Correlations between cerebral arterial velocities, blood flow, and delayed ischemia after subarachnoid hemorrhage.
Elevated middle cerebral erythrocyte velocities and tissue hypoperfusion have been correlated with delayed ischemia after subarachnoid hemorrhage, but few studies have compared serial arterial velocities with cerebral blood flow and neurological deficits.
Serial measurements of middle cerebral velocities, using transcranial Doppler ultrasonography, were performed in 34 patients after subarachnoid hemorrhage and correlated with cerebral blood flow, measured in 20 of the 34 using single-photon emission computed tomography with technetium-99m hexamethylpropylene amine oxime and neurological evidence of delayed ischemia.

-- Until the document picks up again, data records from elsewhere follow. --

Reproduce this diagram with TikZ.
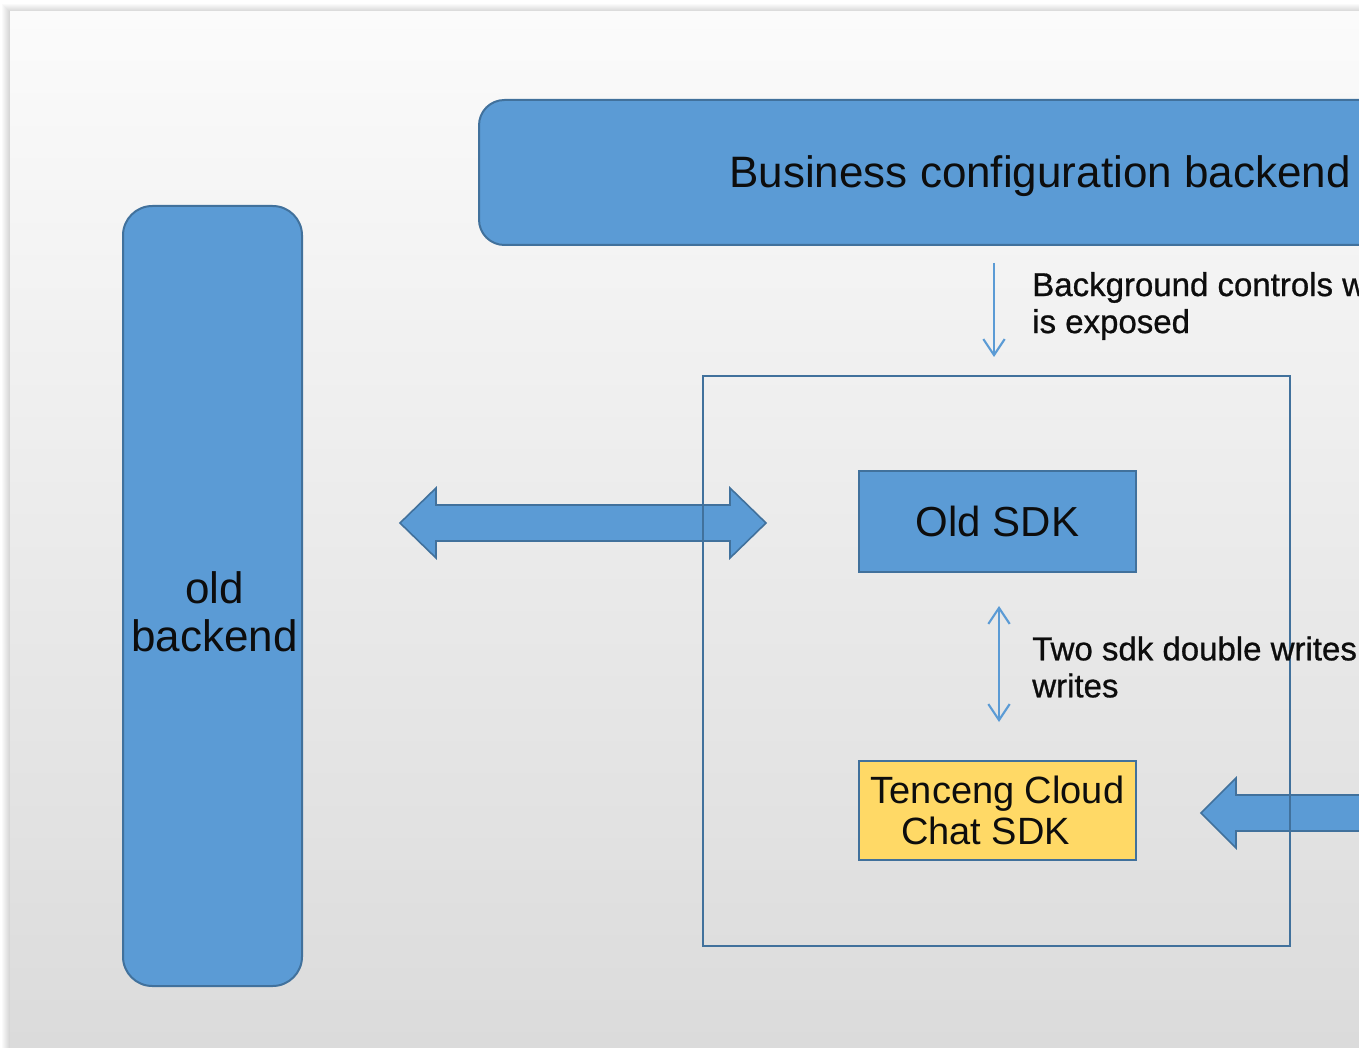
\documentclass[tikz,border=0pt]{standalone}
\usepackage{fontspec}
\setmainfont{Liberation Sans}
\newfontfamily\lblfont[FakeBold=0.8]{Liberation Sans}
\usetikzlibrary{arrows.meta}
\definecolor{boxblue}{HTML}{5B9BD5}
\definecolor{edgeblue}{HTML}{41719C}
\definecolor{sdkyellow}{HTML}{FFD966}
\definecolor{pagetop}{HTML}{FBFBFB}
\definecolor{pagemid}{HTML}{EEEEEE}
\definecolor{pagebot}{HTML}{DBDBDB}
\definecolor{txt}{HTML}{0D0D0D}
\tikzset{
  bluebox/.style={draw=edgeblue, fill=boxblue, line width=1.5pt, inner sep=0pt, text=txt},
  blockarrow/.style={draw=edgeblue, fill=boxblue, line width=1.2pt, line join=miter},
  thinarrow/.style={draw=boxblue, line width=1.6pt, arrows={-Straight Barb[length=12pt,width=16pt,line width=1.6pt]}},
  thinboth/.style={draw=boxblue, line width=1.6pt, arrows={Straight Barb[length=12pt,width=16pt,line width=1.6pt]-Straight Barb[length=12pt,width=16pt,line width=1.6pt]}},
  bigtext/.style={font=\fontsize{33}{36}\selectfont, text=txt},
  lbltext/.style={font=\lblfont\fontsize{24.75}{27.75}\selectfont, text=txt, align=left, inner sep=0pt, anchor=west},
}
\begin{document}
\begin{tikzpicture}[x=0.75pt,y=-0.75pt]
\useasboundingbox (0,0) rectangle (1359,1048);
\clip (0,0) rectangle (1359,1048);
% outside + shadow
\fill[white] (0,0) rectangle (1359,1048);
\foreach \i in {1,...,8} {
  \fill[black, opacity=0.018] (10-\i,12-\i) rectangle (1400,1100);
}
% page
\shade[top color=pagetop, middle color=pagemid, bottom color=pagebot] (10,12) rectangle (1359,1048);

% block arrows
\path[blockarrow] (400,523) -- (436,488) -- (436,505) -- (730,505) -- (730,488) -- (766,523)
  -- (730,558) -- (730,541) -- (436,541) -- (436,558) -- cycle;
\path[blockarrow] (1201,813) -- (1236,778) -- (1236,795) -- (1500,795) -- (1500,831)
  -- (1236,831) -- (1236,848) -- cycle;

% nodes
\node[bluebox, rounded corners=19pt, minimum width=841.5pt, minimum height=108.75pt, bigtext,
  text height=29pt, text depth=7pt]
  (biz) at (1040,172.5) {Business configuration backend};
\node[bluebox, rounded corners=22pt, minimum width=134.25pt, minimum height=585pt]
  (oldbe) at (212.5,596) {};
\node[bigtext, align=center, font=\fontsize{33}{36}\selectfont, inner sep=0pt]
  (oldlbl) at (214.5,612) {old\\backend};
\node[draw=edgeblue, line width=1.8pt, minimum width=440.25pt, minimum height=427.5pt, inner sep=0pt]
  (frame) at (996.5,661) {};
\node[bluebox, minimum width=207.75pt, minimum height=75.75pt, bigtext, font=\fontsize{31.5}{34}\selectfont]
  (oldsdk) at (997.5,521.5) {Old SDK};
\node[bluebox, fill=sdkyellow, minimum width=207.75pt, minimum height=74.25pt, align=center,
  font=\fontsize{28.5}{31}\selectfont]
  (tencent) at (997.5,810.5) {Tenceng Cloud\\Chat SDK\hspace*{18pt}};

% thin connectors
\coordinate (ctlA) at (994,263);
\coordinate (ctlB) at (994,357);
\draw[thinarrow] (ctlA) -- (ctlB);
\coordinate (dwA) at (999,606);
\coordinate (dwB) at (999,722);
\draw[thinboth] (dwA) -- (dwB);

% labels
\node[lbltext] (lblctl) at (1032,306) {Background controls whether it\\is exposed};
\node[lbltext] (lbldw) at (1032,667) {Two sdk double writes\\writes};
\end{tikzpicture}
\end{document}
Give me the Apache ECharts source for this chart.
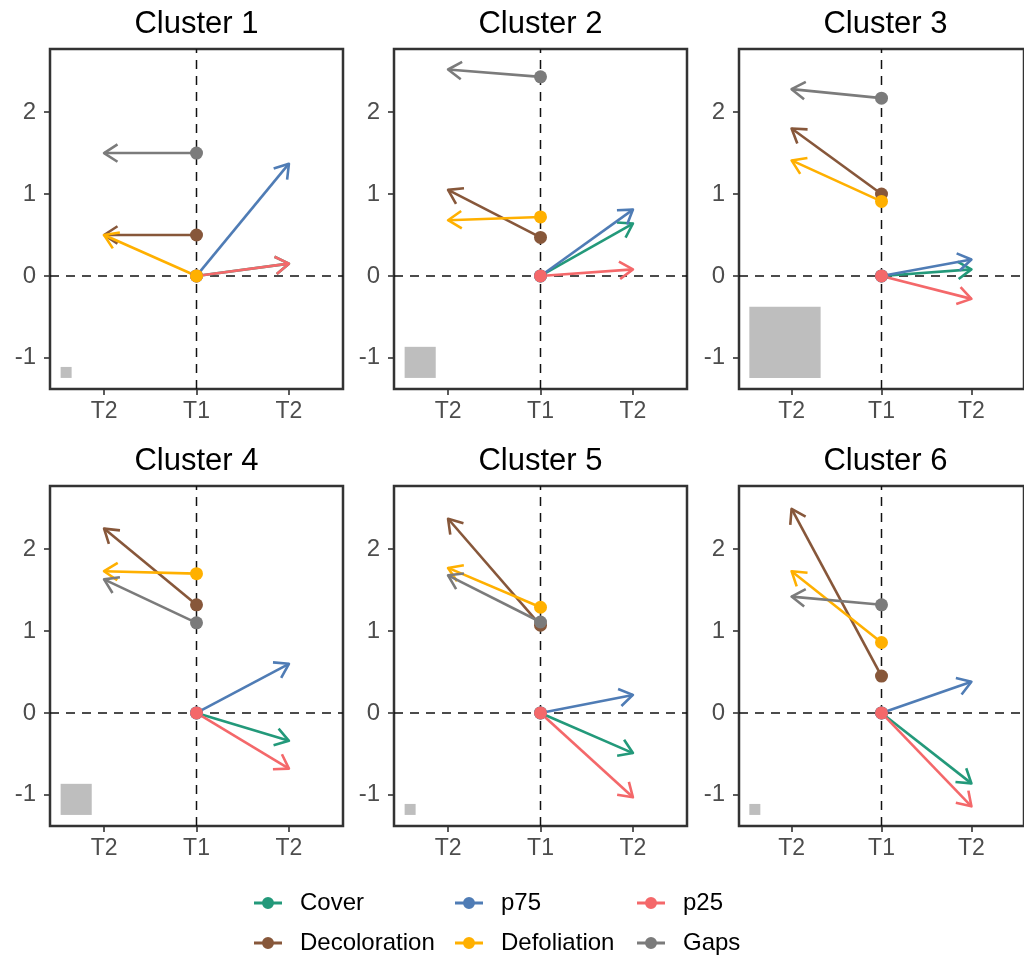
<!DOCTYPE html>
<html>
<head>
<meta charset="utf-8">
<script src="https://cdn.jsdelivr.net/npm/echarts@6/dist/echarts.min.js"></script>
<style>html,body{margin:0;padding:0;background:#fff}#c{width:1024px;height:962px}</style>
</head>
<body>
<div id="c"></div>
<script>
// ---- data ----
const clusters = ['Cluster 1', 'Cluster 2', 'Cluster 3', 'Cluster 4', 'Cluster 5', 'Cluster 6'];
const variables = ['Cover', 'p75', 'p25', 'Decoloration', 'Defoliation', 'Gaps'];
// +1: T2 drawn to the right, -1: T2 drawn to the left
const variableSide = [1, 1, 1, -1, -1, -1];
const xTickValues = [-1, 0, 1];
const xTickLabels = ['T2', 'T1', 'T2'];
const yTickValues = [-1, 0, 1, 2];

const t1Cover = [0, 0, 0, 0, 0, 0];
const t2Cover = [0.15, 0.64, 0.08, -0.34, -0.49, -0.86];
const t1P75 = [0, 0, 0, 0, 0, 0];
const t2P75 = [1.37, 0.81, 0.20, 0.60, 0.22, 0.38];
const t1P25 = [0, 0, 0, 0, 0, 0];
const t2P25 = [0.15, 0.08, -0.28, -0.68, -1.03, -1.14];
const t1Decoloration = [0.50, 0.47, 1.00, 1.32, 1.07, 0.45];
const t2Decoloration = [0.50, 1.05, 1.80, 2.25, 2.37, 2.49];
const t1Defoliation = [0.00, 0.72, 0.91, 1.70, 1.29, 0.86];
const t2Defoliation = [0.50, 0.68, 1.41, 1.73, 1.77, 1.73];
const t1Gaps = [1.50, 2.43, 2.17, 1.10, 1.11, 1.32];
const t2Gaps = [1.50, 2.52, 2.28, 1.63, 1.68, 1.42];
// relative cluster size (area of the grey square)
const clusterSize = [1, 8, 42, 8, 1, 1];

// ---- styles / layout ----
const varColors = ['#23997a', '#4f7cb5', '#f4686a', '#87573a', '#ffb000', '#7b7b7b'];
const FONT = '"Liberation Sans", Arial, Helvetica, sans-serif';
const gridLefts = [50, 394, 739];
const gridTops = [49, 486];
const GW = 293, GH = 340;
const X_MIN = -1.585, X_MAX = 1.585, Y_MIN = -1.38, Y_MAX = 2.77;
const legendLefts = [254, 455, 637];
const legendRowsY = [903, 943];

const t1Data = [t1Cover, t1P75, t1P25, t1Decoloration, t1Defoliation, t1Gaps];
const t2Data = [t2Cover, t2P75, t2P25, t2Decoloration, t2Defoliation, t2Gaps];

const chart = echarts.init(document.getElementById('c'), null, {renderer: 'canvas'});

const grids = [], xAxes = [], yAxes = [], titles = [], series = [], legends = [];

function renderRefs(params, api) {
  const cs = params.coordSys;
  const o = api.coord([0, 0]);
  const dash = [9, 7];
  const anchor = api.coord([-1.47, -1.245]);
  const side = 11 * Math.sqrt(api.value(0));
  return {
    type: 'group',
    children: [
      {type: 'rect', z2: 0, shape: {x: anchor[0], y: anchor[1] - side, width: side, height: side},
        style: {fill: '#bebebe'}},
      {type: 'line', z2: 0, shape: {x1: cs.x, y1: o[1], x2: cs.x + cs.width, y2: o[1]},
        style: {stroke: '#111111', lineWidth: 1.5, lineDash: dash}},
      {type: 'line', z2: 0, shape: {x1: o[0], y1: cs.y + cs.height, x2: o[0], y2: cs.y},
        style: {stroke: '#111111', lineWidth: 1.5, lineDash: dash}}
    ]
  };
}

function renderArrow(params, api) {
  const p0 = api.coord([api.value(0), api.value(1)]);
  const p1 = api.coord([api.value(2), api.value(3)]);
  const color = api.visual('color');
  const ang = Math.atan2(p1[1] - p0[1], p1[0] - p0[0]);
  const L = 16, a = Math.PI / 6 * 1.1;
  const w1 = [p1[0] - L * Math.cos(ang - a), p1[1] - L * Math.sin(ang - a)];
  const w2 = [p1[0] - L * Math.cos(ang + a), p1[1] - L * Math.sin(ang + a)];
  return {
    type: 'group',
    children: [
      {type: 'line', z2: 2, shape: {x1: p0[0], y1: p0[1], x2: p1[0], y2: p1[1]},
        style: {stroke: color, lineWidth: 2.6}},
      {type: 'polyline', z2: 2, shape: {points: [w1, p1, w2]},
        style: {stroke: color, lineWidth: 2.6, fill: null, lineJoin: 'round'}},
      {type: 'circle', z2: 10, shape: {cx: p0[0], cy: p0[1], r: 6.5}, style: {fill: color}}
    ]
  };
}

clusters.forEach((name, i) => {
  const col = i % 3, row = Math.floor(i / 3);
  grids.push({left: gridLefts[col], top: gridTops[row], width: GW, height: GH,
    show: true, borderColor: '#333333', borderWidth: 2.5, backgroundColor: 'transparent'});
  xAxes.push({
    gridIndex: i, type: 'value', min: X_MIN, max: X_MAX, position: 'bottom',
    axisLine: {show: false, onZero: false}, splitLine: {show: false},
    axisTick: {show: true, length: 6, customValues: xTickValues, lineStyle: {color: '#333333', width: 1.6}},
    axisLabel: {customValues: xTickValues, margin: 11, fontSize: 23, color: '#4d4d4d', fontFamily: FONT,
      formatter: v => xTickLabels[xTickValues.indexOf(Math.round(v))]}
  });
  yAxes.push({
    gridIndex: i, type: 'value', min: Y_MIN, max: Y_MAX, position: 'left',
    axisLine: {show: false, onZero: false}, splitLine: {show: false},
    axisTick: {show: true, length: 6, customValues: yTickValues, lineStyle: {color: '#333333', width: 1.6}},
    axisLabel: {customValues: yTickValues, margin: 14, fontSize: 24, color: '#4d4d4d', fontFamily: FONT,
      formatter: v => String(Math.round(v))}
  });
  titles.push({text: name, left: gridLefts[col] + GW / 2, top: gridTops[row] - 40, textAlign: 'center',
    padding: 0, textStyle: {fontSize: 31, fontWeight: 'normal', color: '#000', fontFamily: FONT, lineHeight: 31}});
  series.push({type: 'custom', xAxisIndex: i, yAxisIndex: i, silent: true, clip: false,
    renderItem: renderRefs, data: [[clusterSize[i]]]});
  variables.forEach((v, k) => {
    series.push({
      type: 'custom', name: v, xAxisIndex: i, yAxisIndex: i, silent: true,
      itemStyle: {color: varColors[k]},
      renderItem: renderArrow,
      data: [[0, t1Data[k][i], variableSide[k], t2Data[k][i]]]
    });
  });
});

const iconPath = 'path://M0,5.8 L28,5.8 L28,8.6 L0,8.6 Z M8,7.2 A6,6 0 1 1 20,7.2 A6,6 0 1 1 8,7.2 Z';
variables.forEach((v, k) => {
  const col = k % 3, row = Math.floor(k / 3);
  legends.push({
    left: legendLefts[col], top: legendRowsY[row] - 12, padding: 0, selectedMode: false,
    itemWidth: 28, itemHeight: 12,
    data: [{name: v, icon: iconPath}],
    textStyle: {fontSize: 24, color: '#000', fontFamily: FONT, padding: [0, 0, 0, 13], lineHeight: 24}
  });
});

chart.setOption({
  animation: false,
  backgroundColor: '#ffffff',
  title: titles,
  grid: grids,
  xAxis: xAxes,
  yAxis: yAxes,
  legend: legends,
  series: series
});
</script>
</body>
</html>
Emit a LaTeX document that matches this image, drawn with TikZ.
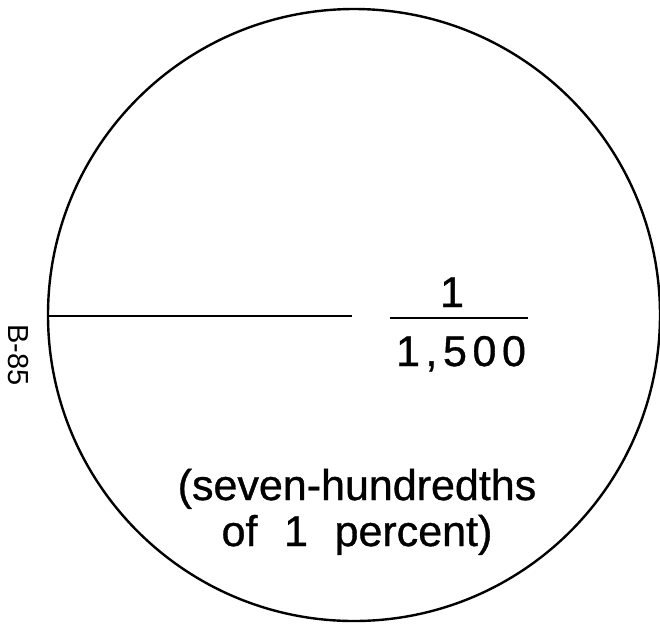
\documentclass[tikz,border=0pt]{standalone}
\usepackage{fontspec}
\setmainfont{Liberation Sans}
\usetikzlibrary{positioning}

\begin{document}
\begin{tikzpicture}[
  x=1pt, y=1pt,
  rim/.style={circle, draw, line width=2.4pt, minimum size=612pt, inner sep=0pt},
  rule/.style={line width=1.1pt},
  big/.style={font=\fontsize{43}{44}\selectfont\addfontfeature{FakeBold=0.8}, inner sep=0pt},
  wide/.style={font=\fontsize{43}{44}\selectfont\addfontfeature{LetterSpace=13,FakeBold=0.8}, inner sep=0pt},
  tag/.style={font=\fontsize{29}{30}\selectfont, inner sep=0pt, rotate=-90}
]
\useasboundingbox (0,0) rectangle (660,-625);

% the disc and its radius
\node[rim] (disc) at (354,-315) {};
\coordinate (radend) at (352,-316);
\draw[rule] (disc.west |- radend) -- (radend);

% fraction
\node[big, anchor=base] (num) at (452,-307) {1};
\node[wide, anchor=base] (den) at (461,-366) {1,500};
\coordinate (barl) at (390,-318);
\coordinate (barr) at (528,-318);
\draw[line width=1.4pt] (barl) -- (barr);

% caption
\node[big, anchor=base] (cap1) at (357,-500) {(seven-hundredths};
\node[big, below=46pt of cap1.base, anchor=base] (cap2) {of\hspace{0.62em}1\hspace{0.62em}percent)};

% page number
\node[tag] (page) at (18,-355) {B-85};
\end{tikzpicture}
\end{document}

In 16 patients without delayed ischemia, eight had evidence of vasospasm (greater than 120 cm/sec), but only one of seven had hypoperfusion, suggesting that vasospasm might be more common than hypoperfusion in this group (p = 0.1). In 10 patients with delayed ischemia and a lateralizing deficit, both asymmetrical middle cerebral vasospasm (eight of nine with vasospasm) and hypoperfusion (six of six studied) were concordant with the clinically ischemic hemisphere (p less than 0.05). Vasospasm occurred with nonlateralized delayed ischemia in seven of eight patients and with hypoperfusion in five of six, affecting the anterior cerebral territory in three.
Concordant vasospasm and hypoperfusion were most often present in patients with delayed ischemia and lateralizing neurological deficits. Discordant results reflect inherent limitations and the different levels of the circulation monitored by the two techniques.